Published Paper
Inserted: 30 nov 2021
Last Updated: 30 nov 2021
Journal: Sbornik:Mathematics
Volume: 211
Number: 6
Pages: 786-837
Year: 2020
Doi: https://doi.org/10.1070/SM9199
Abstract:
Let $S \subset \mathbb{R}^{n}$ be a nonempty closed set such that for some
$d \in [0,n]$ and $\varepsilon > 0$ the d-Hausdorff content $\mathcal{H}^{d}_{\infty}(Q(x,r) \cap S) \geq \varepsilon r^{d}$ for
all cubes $Q(x,r)$ with centre $x\in S$ and edge length $2r ∈ (0, 2]$. For each
$p > \max{1, n − d}$ we give an intrinsic characterization of the trace space $W^{1}_{p}(\mathbb{R}^{n})

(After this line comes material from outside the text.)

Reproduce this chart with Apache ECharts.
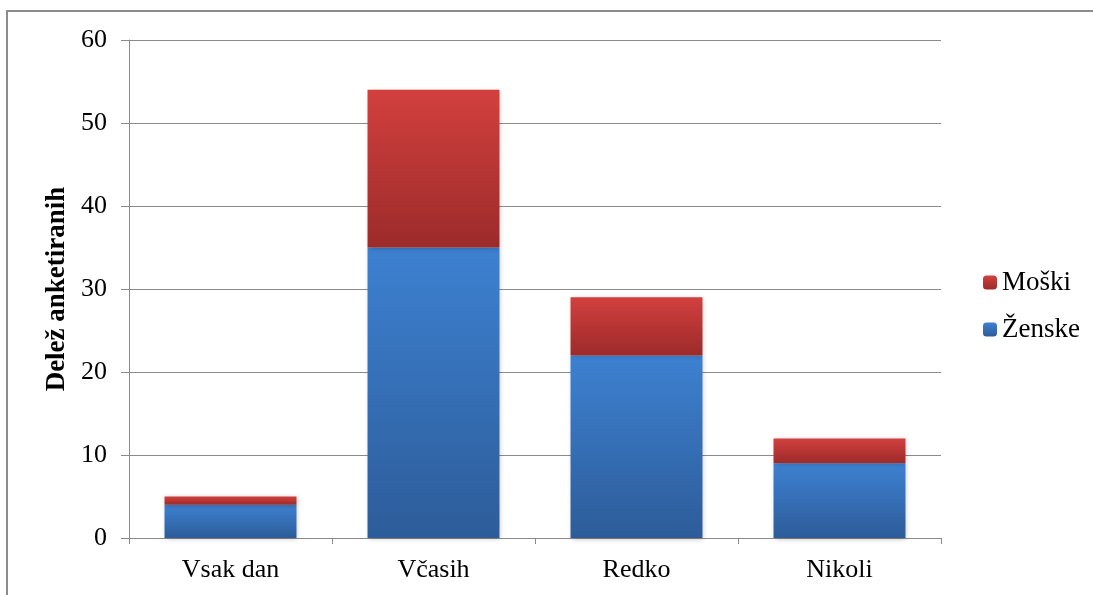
<!DOCTYPE html>
<html>
<head>
<meta charset="utf-8">
<script src="https://cdn.jsdelivr.net/npm/echarts@6/dist/echarts.min.js"></script>
<style>
  html, body { margin: 0; padding: 0; background: #fff; }
  #chart { width: 1093px; height: 595px; }
</style>
</head>
<body>
<div id="chart"></div>
<script>
// Survey answers: share of respondents by frequency, split by gender
const categories = ['Vsak dan', 'Včasih', 'Redko', 'Nikoli'];
const zenske = [4, 35, 22, 9];
const moski = [1, 19, 7, 3];
const yTicks = { min: 0, max: 60, interval: 10 };

const chart = echarts.init(document.getElementById('chart'));

function grad(top, bottom) {
  return new echarts.graphic.LinearGradient(0, 0, 0, 1, [
    { offset: 0, color: top },
    { offset: 1, color: bottom }
  ]);
}

const serif = '"Liberation Serif", "Times New Roman", serif';
const gridColor = '#8a8a8a';

const barStyle = (top, bottom) => ({
  color: grad(top, bottom),
  shadowBlur: 5,
  shadowColor: 'rgba(0,0,0,0.25)',
  shadowOffsetX: 1,
  shadowOffsetY: 1
});

chart.setOption({
  animation: false,
  textStyle: { fontFamily: serif },
  graphic: [{
    type: 'rect',
    shape: { x: 7, y: 11, width: 1300, height: 800 },
    style: { fill: 'none', stroke: '#8c8c8c', lineWidth: 2 },
    silent: true
  }],
  grid: { left: 129, right: 152, top: 40, bottom: 57 },
  legend: {
    data: ['Moški', 'Ženske'],
    orient: 'vertical',
    left: 978,
    top: 264,
    itemWidth: 14,
    itemHeight: 14,
    itemGap: 20,
    textStyle: { fontFamily: serif, fontSize: 27, color: '#000' }
  },
  xAxis: {
    type: 'category',
    data: categories,
    axisLine: { lineStyle: { color: gridColor, width: 1 } },
    axisTick: { show: true, length: 6, lineStyle: { color: gridColor } },
    axisLabel: { color: '#000', fontSize: 26, margin: 19, fontFamily: serif }
  },
  yAxis: {
    type: 'value',
    min: yTicks.min,
    max: yTicks.max,
    interval: yTicks.interval,
    name: 'Delež anketiranih',
    nameLocation: 'middle',
    nameGap: 55,
    nameTextStyle: { fontSize: 27, fontWeight: 'bold', color: '#000', fontFamily: serif },
    axisLine: { show: true, lineStyle: { color: gridColor, width: 1 } },
    axisTick: { show: true, length: 8, lineStyle: { color: gridColor } },
    axisLabel: { color: '#000', fontSize: 26, margin: 22, fontFamily: serif },
    splitLine: { lineStyle: { color: gridColor, width: 1 } }
  },
  series: [
    {
      name: 'Ženske',
      type: 'bar',
      stack: 'total',
      barCategoryGap: '35%',
      data: zenske,
      itemStyle: barStyle('#3d81d1', '#2d5c99')
    },
    {
      name: 'Moški',
      type: 'bar',
      stack: 'total',
      barCategoryGap: '35%',
      data: moski,
      itemStyle: barStyle('#d2403e', '#9c2b2a')
    }
  ]
});
</script>
</body>
</html>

_{S}$ of the Sobolev space $W^{1}_{p}(\mathbb{R}^{n})$ to the set $S$. Furthermore, we
prove the existence of a bounded linear operator $Ext:W^{1}_{p}(\mathbb{R}^{n})
_{S} \to W^{1}_{p}(\mathbb{R}^{n})$ such that $Ext$ is the right inverse to the standard trace operator. Our results
extend those available in the case $p \in (1,n]$ for Ahlfors-regular sets $S$.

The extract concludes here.